Maine Played a Big Role in Disney’s ‘Bambi’
Did you know that one Mainer had a big impact on Disney's movie "Bambi"? Mainer, Jake Day, practically told Walt Disney off and even proved his point.
We all know the story of "Bambi," a story about a baby deer that lost his mother at a young age and his struggles as he grew up. "Bambi" is a coming-of-age story, just about a baby deer.
Before we get into how this Mainer helped Walt Disney, let us look at some of the history. According to the New England Historical Society, Disney obtained the film rights to make this movie. Originally, it was a novel, written in 1923 by Viennese author Felix Salten, named Bambi, A Life in the Woods. New England Historical Society writes that Jake Day was one of Disney's "earliest and best known animators," so it came as no surprise when he was asked to help work on "Bambi."
In the novel, Bambi was a roe deer from the European Forest. Unfortunately, there are no roe deers in North America, so Disney was forced to find another type of deer to play Bambi. According to the New England Historical Society, Disney chose to use a mule deer from Arrowhead, California.
Jake Day did not agree with this. Day told Disney that he would have to go to Maine to find a white-tailed deer and the right forest. Day went back to Maine to prove to Disney that Maine was the perfect location for him to set the scene and base the main character of the film on.
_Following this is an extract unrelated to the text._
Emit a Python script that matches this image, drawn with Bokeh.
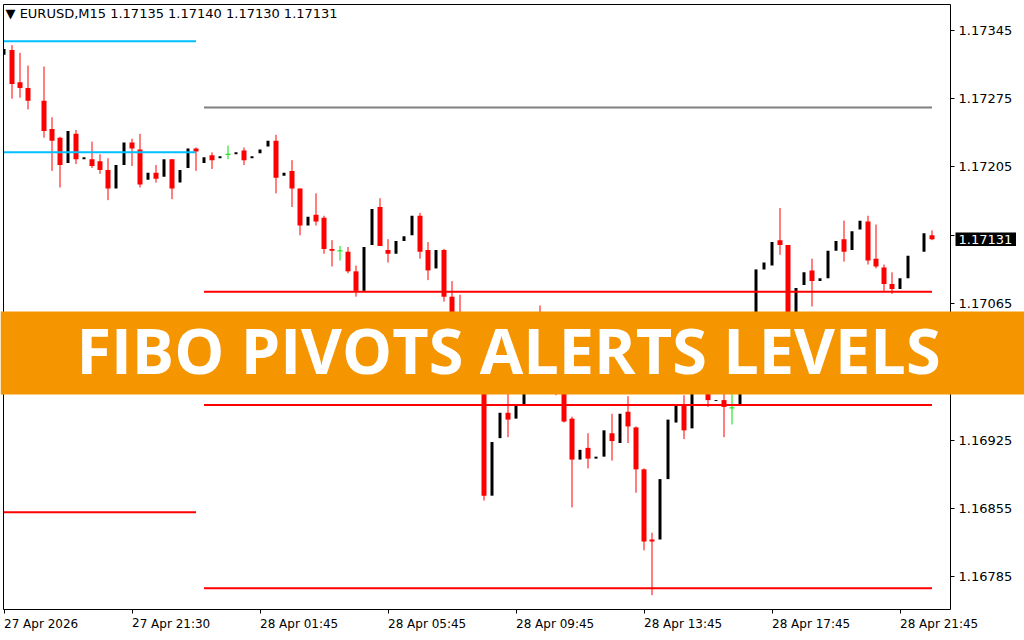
import numpy as np
from bokeh.plotting import figure
from bokeh.models import Range1d, FixedTicker, PrintfTickFormatter, Label
from bokeh.embed import file_html
from bokeh.resources import INLINE
from bokeh.core.properties import value

# ---------------- data ----------------
symbol = "EURUSD,M15"
last_ohlc = ["1.17135", "1.17140", "1.17130", "1.17131"]
last_price = 1.17131

time_ticks = [0, 16, 32, 48, 64, 80, 96, 112]
time_labels = ["27 Apr 2026", "27 Apr 21:30", "28 Apr 01:45", "28 Apr 05:45",
               "28 Apr 09:45", "28 Apr 13:45", "28 Apr 17:45", "28 Apr 21:45"]
price_ticks = [1.16785, 1.16855, 1.16925, 1.16995, 1.17065, 1.17135,
               1.17205, 1.17275, 1.17345]

nan = float("nan")
opens = [1.17320, 1.17325, 1.17292, 1.17286, nan, 1.17273, 1.17244, 1.17235, 1.17209, 1.17239,
         1.17213, 1.17213, 1.17211, 1.17202, 1.17183, 1.17207, 1.17230, 1.17223, 1.17192, 1.17199,
         1.17195, 1.17213, 1.17189, 1.17204, 1.17224, 1.17209, 1.17217, 1.17214, 1.17218, 1.17218,
         1.17222, 1.17214, 1.17219, 1.17226, 1.17232, 1.17196, 1.17201, 1.17183, 1.17145, 1.17156,
         1.17153, 1.17121, 1.17119, 1.17118, 1.17098, 1.17078, 1.17125, 1.17164, 1.17120, 1.17116,
         1.17129, 1.17135, 1.17155, 1.17120, 1.17101, 1.17120, 1.17072, 1.17051, 1.17028, 1.17038,
         1.17013, 1.16868, 1.16927, 1.16953, 1.16947, 1.16962, 1.16992, 1.17033, 1.17013, 1.16998,
         1.16979, 1.16947, 1.16905, 1.16917, 1.16906, 1.16908, 1.16932, 1.16922, 1.16954, 1.16938,
         1.16895, 1.16823, 1.16823, 1.16885, 1.16943, 1.16961, 1.16937, 1.17008, 1.16982, 1.16965,
         1.16966, 1.16958, 1.16962, 1.17008, 1.17033, 1.17100, 1.17104, 1.17130, 1.17125, 1.17033,
         1.17084, 1.17099, 1.17088, 1.17091, 1.17119, 1.17131, 1.17120, 1.17141, 1.17149, 1.17111,
         1.17102, 1.17085, 1.17080, 1.17091, nan, 1.17118, 1.17135]
highs = [1.17326, 1.17330, 1.17322, 1.17309, nan, 1.17308, 1.17256, 1.17236, 1.17242, 1.17243,
         1.17215, 1.17231, 1.17218, 1.17214, 1.17207, 1.17230, 1.17234, 1.17239, 1.17199, 1.17207,
         1.17213, 1.17213, 1.17202, 1.17224, 1.17225, 1.17215, 1.17220, 1.17216, 1.17227, 1.17220,
         1.17225, 1.17216, 1.17223, 1.17232, 1.17238, 1.17199, 1.17212, 1.17183, 1.17154, 1.17178,
         1.17155, 1.17130, 1.17124, 1.17123, 1.17104, 1.17123, 1.17162, 1.17173, 1.17131, 1.17129,
         1.17134, 1.17155, 1.17158, 1.17128, 1.17120, 1.17121, 1.17088, 1.17074, 1.17038, 1.17044,
         1.17018, 1.16923, 1.16953, 1.16974, 1.16960, 1.16992, 1.17028, 1.17063, 1.17018, 1.17003,
         1.16987, 1.16949, 1.16915, 1.16932, 1.16908, 1.16935, 1.16952, 1.16952, 1.16970, 1.16939,
         1.16896, 1.16830, 1.16885, 1.16946, 1.16960, 1.16971, 1.17008, 1.17023, 1.16989, 1.16966,
         1.16987, 1.16998, 1.17008, 1.17033, 1.17100, 1.17107, 1.17128, 1.17163, 1.17125, 1.17081,
         1.17097, 1.17111, 1.17091, 1.17119, 1.17129, 1.17150, 1.17139, 1.17150, 1.17155, 1.17146,
         1.17105, 1.17097, 1.17091, 1.17114, nan, 1.17137, 1.17140]
lows = [1.17320, 1.17275, 1.17276, 1.17264, nan, 1.17235, 1.17201, 1.17184, 1.17209, 1.17208,
        1.17213, 1.17204, 1.17198, 1.17171, 1.17183, 1.17207, 1.17206, 1.17184, 1.17192, 1.17189,
        1.17195, 1.17172, 1.17189, 1.17204, 1.17201, 1.17209, 1.17203, 1.17214, 1.17213, 1.17218,
        1.17207, 1.17214, 1.17219, 1.17226, 1.17178, 1.17196, 1.17164, 1.17135, 1.17145, 1.17145,
        1.17116, 1.17103, 1.17109, 1.17096, 1.17072, 1.17078, 1.17125, 1.17124, 1.17107, 1.17116,
        1.17129, 1.17135, 1.17111, 1.17089, 1.17101, 1.17067, 1.17044, 1.17023, 1.17028, 1.17008,
        1.16863, 1.16868, 1.16927, 1.16928, 1.16947, 1.16962, 1.16992, 1.17006, 1.16992, 1.16971,
        1.16943, 1.16856, 1.16905, 1.16896, 1.16906, 1.16908, 1.16904, 1.16922, 1.16922, 1.16871,
        1.16812, 1.16766, 1.16823, 1.16885, 1.16943, 1.16926, 1.16937, 1.17008, 1.16959, 1.16965,
        1.16928, 1.16941, 1.16962, 1.17008, 1.17033, 1.17100, 1.17104, 1.17115, 1.17018, 1.17033,
        1.17084, 1.17062, 1.17088, 1.17091, 1.17119, 1.17108, 1.17120, 1.17141, 1.17105, 1.17101,
        1.17078, 1.17075, 1.17080, 1.17091, nan, 1.17118, 1.17130]
closes = [1.17326, 1.17290, 1.17286, 1.17273, nan, 1.17242, 1.17232, 1.17207, 1.17242, 1.17213,
          1.17215, 1.17206, 1.17202, 1.17183, 1.17207, 1.17230, 1.17224, 1.17187, 1.17199, 1.17193,
          1.17213, 1.17183, 1.17202, 1.17224, 1.17221, 1.17215, 1.17212, 1.17216, 1.17218, 1.17220,
          1.17212, 1.17216, 1.17223, 1.17232, 1.17194, 1.17199, 1.17183, 1.17145, 1.17154, 1.17149,
          1.17121, 1.17119, 1.17119, 1.17098, 1.17078, 1.17123, 1.17162, 1.17124, 1.17116, 1.17129,
          1.17134, 1.17155, 1.17118, 1.17099, 1.17120, 1.17072, 1.17051, 1.17033, 1.17038, 1.17013,
          1.16868, 1.16923, 1.16953, 1.16946, 1.16960, 1.16992, 1.17028, 1.17013, 1.16998, 1.16979,
          1.16944, 1.16905, 1.16915, 1.16906, 1.16908, 1.16935, 1.16924, 1.16952, 1.16939, 1.16895,
          1.16821, 1.16821, 1.16885, 1.16946, 1.16960, 1.16935, 1.17008, 1.17023, 1.16966, 1.16966,
          1.16959, 1.16958, 1.17008, 1.17033, 1.17100, 1.17107, 1.17128, 1.17125, 1.17028, 1.17081,
          1.17097, 1.17088, 1.17091, 1.17119, 1.17129, 1.17118, 1.17139, 1.17150, 1.17109, 1.17103,
          1.17085, 1.17080, 1.17091, 1.17114, nan, 1.17137, 1.17131]

# Fibonacci pivot levels (previous day segment, current day segment)
level_names = ["R1", "P", "S1", "R1", "S1", "S2", "S3"]
level_price = [1.17334, 1.17220, 1.16851, 1.17266, 1.17077, 1.16961, 1.16773]
level_start = [0, 0, 0, 25, 25, 25, 25]
level_end = [24, 24, 24, 116, 116, 116, 116]

banner_text = "FIBO PIVOTS ALERTS LEVELS"

# ---------------- styles ----------------
level_colors = ["#00BFFF", "#00BFFF", "#FF0000", "#808080", "#FF0000", "#FF0000", "#FF0000"]
BEAR = "#FF0000"
BULL = "#000000"
DOJI = "#00E000"
BANNER = "#F59500"
AXIS_FONT = "DejaVu Sans"

o = np.array(opens, dtype=float)
h = np.array(highs, dtype=float)
l = np.array(lows, dtype=float)
c = np.array(closes, dtype=float)
x = np.arange(len(o), dtype=float)
valid = ~np.isnan(o)
bear = valid & (c < o)
bull = valid & (c > o)
doji = valid & (c == o)

p = figure(width=1024, height=640, output_backend="svg", toolbar_location=None,
           x_range=Range1d(-0.0625, 118.3125), y_range=Range1d(1.167513, 1.173716),
           y_axis_location="right", min_border_left=3, min_border_top=4,
           min_border_right=74, min_border_bottom=28)
p.background_fill_color = "white"
p.border_fill_color = "white"
p.outline_line_color = "black"
p.outline_line_width = 1
p.xgrid.visible = False
p.ygrid.visible = False

# candles
p.segment(x0=x[bear], y0=h[bear], x1=x[bear], y1=l[bear], line_color=BEAR, line_width=1)
p.vbar(x=x[bear], bottom=c[bear], top=o[bear], width=0.625, fill_color=BEAR, line_color=None)
p.vbar(x=x[bull], bottom=o[bull], top=c[bull], width=0.375, fill_color=BULL, line_color=None)
p.segment(x0=x[doji], y0=h[doji], x1=x[doji], y1=l[doji], line_color=DOJI, line_width=1)
p.segment(x0=x[doji] - 0.3125, y0=c[doji], x1=x[doji] + 0.3125, y1=c[doji], line_color=DOJI, line_width=1)

# pivot levels
p.segment(x0=level_start, y0=level_price, x1=level_end, y1=level_price,
          line_color=level_colors, line_width=2)

# axes
p.xaxis.ticker = FixedTicker(ticks=time_ticks)
p.xaxis.major_label_overrides = {t: s for t, s in zip(time_ticks, time_labels)}
p.yaxis.ticker = FixedTicker(ticks=price_ticks)
p.yaxis.formatter = PrintfTickFormatter(format="%.5f")
p.yaxis.major_label_overrides = {1.17135: ""}   # hidden behind the price tag
for ax in (p.xaxis[0], p.yaxis[0]):
    ax.axis_line_color = None
    ax.major_tick_line_color = "black"
    ax.major_tick_out = 4
    ax.major_tick_in = 0
    ax.minor_tick_line_color = None
    ax.major_label_text_font = AXIS_FONT
    ax.major_label_text_color = "black"
p.xaxis.major_label_text_font_size = "12px"
p.xaxis.major_label_orientation = -0.0001   # labels start at their tick
p.xaxis.major_label_standoff = 10
p.yaxis.major_label_text_font_size = "13px"
p.yaxis.major_label_standoff = 4

# header
p.add_layout(Label(x=2, x_units="screen", y=1.173624,
                   text="\u25BC " + symbol + "  " + " ".join(last_ohlc),
                   text_font=AXIS_FONT, text_font_size="13px", text_color="black",
                   text_baseline="middle", text_align="left"))

# current price tag (overlay on the price scale)
tag = figure(width=61, height=14, output_backend="svg", toolbar_location=None,
             x_range=Range1d(0, 61), y_range=Range1d(0, 14), min_border=0,
             x_axis_location=None, y_axis_location=None,
             background_fill_color="black", border_fill_color="black",
             outline_line_color=None,
             styles={"position": "absolute", "left": "955px", "top": "232px", "z-index": "5"})
tag.grid.visible = False
tag.text(x=[3], y=[7], text=["%.5f" % last_price], text_color="white",
         text_font=value(AXIS_FONT), text_font_size="13px",
         text_baseline="middle", text_align="left")

# banner overlay (transparent margin above/below the orange band so the text box fits)
banner = figure(width=1024, height=123, output_backend="svg", toolbar_location=None,
                x_range=Range1d(0, 1024), y_range=Range1d(0, 123), min_border=0,
                x_axis_location=None, y_axis_location=None,
                background_fill_alpha=0, border_fill_alpha=0,
                outline_line_color=None,
                styles={"position": "absolute", "left": "0px", "top": "291px", "z-index": "6"})
banner.grid.visible = False
banner.quad(left=[0], right=[1024], bottom=[20], top=[103], fill_color=BANNER, line_color=None)
banner.text(x=[508], y=[65], text=[banner_text], text_color="white",
            text_font=value("Open Sans"), text_font_style="bold", text_font_size="63px",
            text_align="center", text_baseline="middle")

open("out.html", "w").write(file_html([p, tag, banner], INLINE))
According to the New England Historical Society, Day spent months with his friend, Lester Hall, taking pictures in the Mount Katahdin region. Day had received a list of things that Disney wanted to be photographed including pine cones, marsh grass, low and high bush blueberries, and hazel nuts.
Of course, Day was able to find two white-tailed deer and arranged for them to get from Maine to Hollywood. The New England Historical Society writes that the deers were only four months old at the time and were set to play Bambi and Faline.
On August 8, 1942, "Bambi" premiered in London, then New York and its first public showing came back to where the film was partly inspired, Maine.